To be done — Work out how many lines in the data hold the word "chart", and reply with that number only.

Dataset extract —
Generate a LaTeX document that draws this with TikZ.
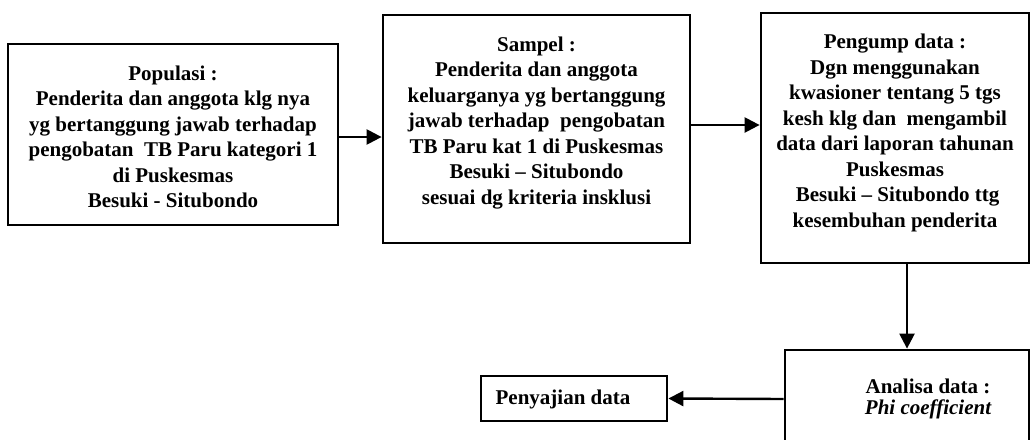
\documentclass[tikz,border=0pt]{standalone}
\usepackage{fontspec}
\setmainfont{Liberation Serif}
\usetikzlibrary{arrows.meta}
\begin{document}
\begin{tikzpicture}[x=1pt,y=-1pt,
  box/.style={draw, line width=2.8pt, inner sep=0pt},
  txt/.style={font=\fontsize{21}{25.5}\selectfont\bfseries, align=center, inner sep=0pt},
  arr/.style={line width=2.4pt, -{Triangle[length=15pt,width=15pt]}}]
\useasboundingbox (0,0) rectangle (1032,439);
\clip (0,0) rectangle (1032,439);
\fill[white] (0,0) rectangle (1032,439);
% boxes
\node[box, minimum width=330pt, minimum height=181pt] (b1) at (173,134.5) {};
\node[box, minimum width=307pt, minimum height=228pt] (b2) at (536.5,129) {};
\node[box, minimum width=268pt, minimum height=250pt] (b3) at (895,138) {};
\node[box, minimum width=244pt, minimum height=98pt] (b4) at (907,399) {};
\node[box, minimum width=186pt, minimum height=45pt] (b5) at (574,398.5) {};
% texts
\node[txt] (t1) at (173,137) {Populasi :\\Penderita dan anggota klg nya\\yg bertanggung jawab terhadap\\pengobatan\ \ TB Paru kategori 1\\di Puskesmas\\Besuki - Situbondo};
\node[txt] (t2) at (536.5,123) {Sampel :\\Penderita dan anggota\\keluarganya yg bertanggung\\jawab terhadap\ \ pengobatan\\TB Paru kat 1 di Puskesmas\\Besuki -- Situbondo\\sesuai dg kriteria insklusi};
\node[txt] (t3) at (895,133) {Pengump data :\\Dgn menggunakan\\kwasioner tentang 5 tgs\\kesh klg dan\ \ mengambil\\data dari laporan tahunan\\Puskesmas\\\ Besuki -- Situbondo ttg\\kesembuhan penderita};
\node[txt] (t4) at (928,399) {Analisa data :\\[-4pt]\itshape Phi coefficient};
\node[txt] (t5) at (563,399) {Penyajian data};
% connectors
\draw[arr] ([yshift=-2.5pt]b1.east) -- ([yshift=-2.5pt]b1.east -| b2.west);
\draw[arr] ([yshift=4pt]b2.east) -- ([yshift=4pt]b2.east -| b3.west);
\draw[arr] (b3.south -| b4.north) -- (b4.north);
\draw[arr] (b4.west) -- (b5.east);
\end{tikzpicture}
\end{document}
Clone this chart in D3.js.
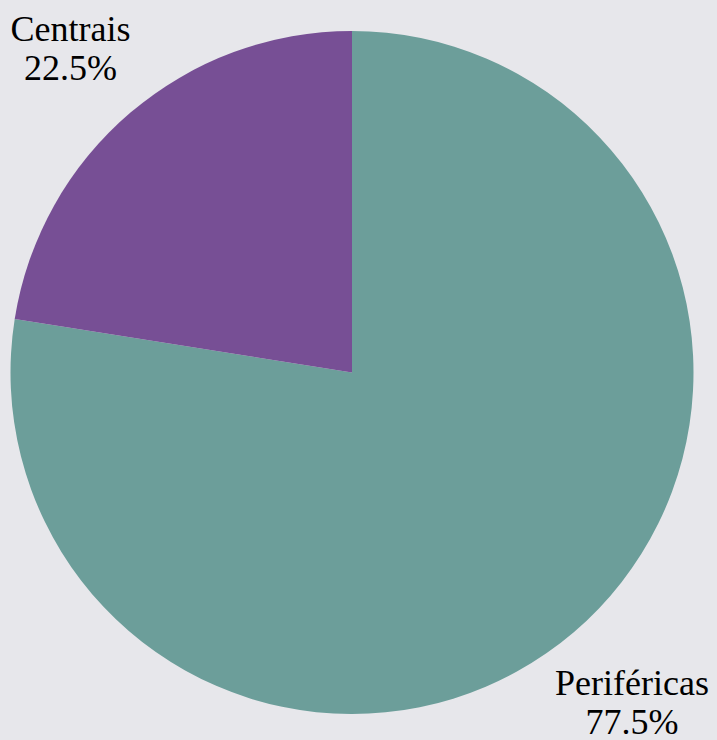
<!DOCTYPE html>
<html>
<head>
<meta charset="utf-8">
<script src="https://cdn.jsdelivr.net/npm/d3@7/dist/d3.min.js"></script>
</head>
<body style="margin:0; background:#e7e7eb">
<svg id="chart" width="717" height="740" style="display:block"></svg>
<script>
// Share of each category (percent)
const categories = ["Perif\u00e9ricas", "Centrais"];
const values = [77.5, 22.5];
const colors = ["#6c9e9a", "#774f95"];

const width = 717, height = 740;
const cx = 352, cy = 372.5, radius = 341.5;

const svg = d3.select("#chart");
svg.append("rect").attr("width", width).attr("height", height).attr("fill", "#e7e7eb");

const data = categories.map((c, i) => ({ name: c, value: values[i], color: colors[i] }));

// Slices start at 12 o'clock and run clockwise in data order
const pie = d3.pie().value(d => d.value).sort(null);
const arc = d3.arc().innerRadius(0).outerRadius(radius);

const g = svg.append("g").attr("transform", `translate(${cx},${cy})`);
g.selectAll("path")
  .data(pie(data))
  .join("path")
  .attr("d", arc)
  .attr("fill", d => d.data.color);

// Two-line labels (name, percentage) outside the pie corners
const labelPos = {
  "Perif\u00e9ricas": [632, 695],
  "Centrais": [70.5, 41]
};
const fmt = d3.format(".1f");
data.forEach(d => {
  const [x, y] = labelPos[d.name];
  [d.name, fmt(d.value) + "%"].forEach((line, k) => {
    svg.append("text")
      .attr("x", x).attr("y", y + k * 39)
      .attr("text-anchor", "middle")
      .attr("font-family", "'Liberation Serif', 'Times New Roman', serif")
      .attr("font-size", 36)
      .attr("fill", "#000")
      .text(line);
  });
});
</script>
</body>
</html>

The response — 3